Short problem:
Return all lines where the word "image" can be found.

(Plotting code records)
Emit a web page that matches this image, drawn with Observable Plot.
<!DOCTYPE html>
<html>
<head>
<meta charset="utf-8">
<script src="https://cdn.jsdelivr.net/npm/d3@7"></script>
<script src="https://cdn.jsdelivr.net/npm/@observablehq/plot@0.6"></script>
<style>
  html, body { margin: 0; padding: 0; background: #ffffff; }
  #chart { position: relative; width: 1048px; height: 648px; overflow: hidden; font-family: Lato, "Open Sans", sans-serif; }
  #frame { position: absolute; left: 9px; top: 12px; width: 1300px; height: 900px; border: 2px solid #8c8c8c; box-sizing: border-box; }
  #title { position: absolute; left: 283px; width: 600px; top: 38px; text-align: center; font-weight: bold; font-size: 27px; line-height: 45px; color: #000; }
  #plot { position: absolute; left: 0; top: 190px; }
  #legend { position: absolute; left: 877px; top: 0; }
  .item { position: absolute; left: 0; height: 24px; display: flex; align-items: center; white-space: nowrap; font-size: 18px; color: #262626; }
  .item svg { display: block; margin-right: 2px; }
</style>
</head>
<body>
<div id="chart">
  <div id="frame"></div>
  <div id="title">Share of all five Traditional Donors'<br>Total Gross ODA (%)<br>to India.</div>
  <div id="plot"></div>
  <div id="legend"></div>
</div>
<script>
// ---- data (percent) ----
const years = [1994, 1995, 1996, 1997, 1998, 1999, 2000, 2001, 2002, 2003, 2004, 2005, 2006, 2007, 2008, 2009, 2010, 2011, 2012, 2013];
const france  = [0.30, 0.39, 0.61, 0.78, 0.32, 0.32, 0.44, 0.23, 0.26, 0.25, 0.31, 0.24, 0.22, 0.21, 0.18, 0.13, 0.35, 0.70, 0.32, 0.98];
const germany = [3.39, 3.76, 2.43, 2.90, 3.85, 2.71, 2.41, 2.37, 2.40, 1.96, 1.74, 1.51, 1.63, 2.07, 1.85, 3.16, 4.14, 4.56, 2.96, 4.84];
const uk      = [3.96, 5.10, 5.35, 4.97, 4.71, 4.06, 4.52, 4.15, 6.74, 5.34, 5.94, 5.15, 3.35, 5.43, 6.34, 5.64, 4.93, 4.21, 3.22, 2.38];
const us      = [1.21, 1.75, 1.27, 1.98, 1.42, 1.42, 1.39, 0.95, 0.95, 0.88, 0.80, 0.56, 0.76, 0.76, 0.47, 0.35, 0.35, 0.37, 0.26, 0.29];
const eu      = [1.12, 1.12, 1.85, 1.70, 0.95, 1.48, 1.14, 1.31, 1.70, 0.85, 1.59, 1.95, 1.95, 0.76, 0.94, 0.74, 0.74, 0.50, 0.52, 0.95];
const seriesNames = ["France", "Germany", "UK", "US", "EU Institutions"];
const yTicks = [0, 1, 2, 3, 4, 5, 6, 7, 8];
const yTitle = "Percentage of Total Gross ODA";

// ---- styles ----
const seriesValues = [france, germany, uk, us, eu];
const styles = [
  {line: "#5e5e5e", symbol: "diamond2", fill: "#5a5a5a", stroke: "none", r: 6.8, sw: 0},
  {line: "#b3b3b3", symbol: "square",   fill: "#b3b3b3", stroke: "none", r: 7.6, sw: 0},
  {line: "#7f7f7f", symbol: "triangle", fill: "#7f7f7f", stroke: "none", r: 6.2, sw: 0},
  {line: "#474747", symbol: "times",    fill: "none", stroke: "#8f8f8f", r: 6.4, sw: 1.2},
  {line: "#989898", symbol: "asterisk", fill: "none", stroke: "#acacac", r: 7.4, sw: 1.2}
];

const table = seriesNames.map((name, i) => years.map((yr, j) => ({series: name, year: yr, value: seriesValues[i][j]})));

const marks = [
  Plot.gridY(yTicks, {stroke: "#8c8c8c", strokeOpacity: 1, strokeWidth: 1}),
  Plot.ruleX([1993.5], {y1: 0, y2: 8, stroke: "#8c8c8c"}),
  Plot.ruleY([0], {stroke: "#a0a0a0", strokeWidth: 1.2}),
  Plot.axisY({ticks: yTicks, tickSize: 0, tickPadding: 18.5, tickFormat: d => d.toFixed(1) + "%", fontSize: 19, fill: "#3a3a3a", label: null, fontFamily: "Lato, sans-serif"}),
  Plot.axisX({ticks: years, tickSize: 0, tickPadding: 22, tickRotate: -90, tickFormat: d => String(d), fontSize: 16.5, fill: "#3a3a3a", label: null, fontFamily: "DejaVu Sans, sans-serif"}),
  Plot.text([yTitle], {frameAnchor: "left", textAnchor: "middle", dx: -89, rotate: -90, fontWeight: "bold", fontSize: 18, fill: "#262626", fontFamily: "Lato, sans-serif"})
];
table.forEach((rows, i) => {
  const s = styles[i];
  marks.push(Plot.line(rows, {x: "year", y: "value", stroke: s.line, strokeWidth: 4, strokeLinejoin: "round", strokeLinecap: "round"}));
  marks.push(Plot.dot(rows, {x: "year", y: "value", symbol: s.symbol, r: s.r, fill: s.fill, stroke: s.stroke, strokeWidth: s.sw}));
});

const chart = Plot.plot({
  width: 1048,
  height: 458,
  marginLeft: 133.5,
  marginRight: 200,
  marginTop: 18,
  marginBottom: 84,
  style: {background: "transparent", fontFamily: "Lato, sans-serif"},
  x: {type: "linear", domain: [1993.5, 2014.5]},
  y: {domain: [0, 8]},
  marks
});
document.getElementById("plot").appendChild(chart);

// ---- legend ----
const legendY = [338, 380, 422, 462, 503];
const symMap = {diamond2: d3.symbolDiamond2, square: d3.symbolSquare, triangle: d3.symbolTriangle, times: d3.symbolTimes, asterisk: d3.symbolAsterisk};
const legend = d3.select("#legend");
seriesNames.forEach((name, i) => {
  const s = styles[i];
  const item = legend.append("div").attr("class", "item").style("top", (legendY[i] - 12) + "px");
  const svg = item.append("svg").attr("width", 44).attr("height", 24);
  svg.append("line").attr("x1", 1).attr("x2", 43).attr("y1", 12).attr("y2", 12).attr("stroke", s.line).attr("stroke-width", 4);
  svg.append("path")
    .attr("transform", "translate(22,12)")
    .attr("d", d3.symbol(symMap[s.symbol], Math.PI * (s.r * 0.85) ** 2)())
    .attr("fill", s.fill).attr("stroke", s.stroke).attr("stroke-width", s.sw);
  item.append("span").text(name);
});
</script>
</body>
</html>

---

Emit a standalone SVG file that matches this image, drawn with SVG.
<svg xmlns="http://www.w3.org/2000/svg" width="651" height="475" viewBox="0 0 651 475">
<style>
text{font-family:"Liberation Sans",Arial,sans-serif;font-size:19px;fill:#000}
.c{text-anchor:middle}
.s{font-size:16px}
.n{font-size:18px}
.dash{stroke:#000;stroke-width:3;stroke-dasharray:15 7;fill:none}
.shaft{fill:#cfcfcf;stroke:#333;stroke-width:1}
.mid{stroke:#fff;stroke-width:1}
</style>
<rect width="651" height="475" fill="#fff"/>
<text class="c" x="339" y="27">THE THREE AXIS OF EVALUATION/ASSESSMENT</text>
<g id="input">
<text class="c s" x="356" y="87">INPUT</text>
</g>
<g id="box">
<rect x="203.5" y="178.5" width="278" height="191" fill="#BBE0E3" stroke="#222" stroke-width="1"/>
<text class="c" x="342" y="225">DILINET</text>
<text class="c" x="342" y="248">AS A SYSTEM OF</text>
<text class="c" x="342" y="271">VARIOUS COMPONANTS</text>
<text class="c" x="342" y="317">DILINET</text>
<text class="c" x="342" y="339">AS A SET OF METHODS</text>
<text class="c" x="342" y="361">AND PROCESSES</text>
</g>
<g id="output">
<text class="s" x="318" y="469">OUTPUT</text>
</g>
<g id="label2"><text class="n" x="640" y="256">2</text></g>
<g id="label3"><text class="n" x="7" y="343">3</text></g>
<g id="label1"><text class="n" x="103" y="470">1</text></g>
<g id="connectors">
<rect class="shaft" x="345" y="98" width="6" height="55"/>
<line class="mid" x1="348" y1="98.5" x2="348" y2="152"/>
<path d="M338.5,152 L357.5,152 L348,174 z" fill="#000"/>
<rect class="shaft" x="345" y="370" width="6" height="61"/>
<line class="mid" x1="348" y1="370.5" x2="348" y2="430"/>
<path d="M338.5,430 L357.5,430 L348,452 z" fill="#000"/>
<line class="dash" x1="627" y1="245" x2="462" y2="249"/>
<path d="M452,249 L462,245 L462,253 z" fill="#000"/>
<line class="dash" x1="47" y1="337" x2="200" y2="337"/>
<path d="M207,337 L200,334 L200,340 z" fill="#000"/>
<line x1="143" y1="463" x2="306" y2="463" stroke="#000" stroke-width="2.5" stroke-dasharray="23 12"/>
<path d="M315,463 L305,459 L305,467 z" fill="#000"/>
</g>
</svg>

Result for this task:
Emit a web page that matches this image, drawn with Observable Plot.
Emit a standalone SVG file that matches this image, drawn with SVG.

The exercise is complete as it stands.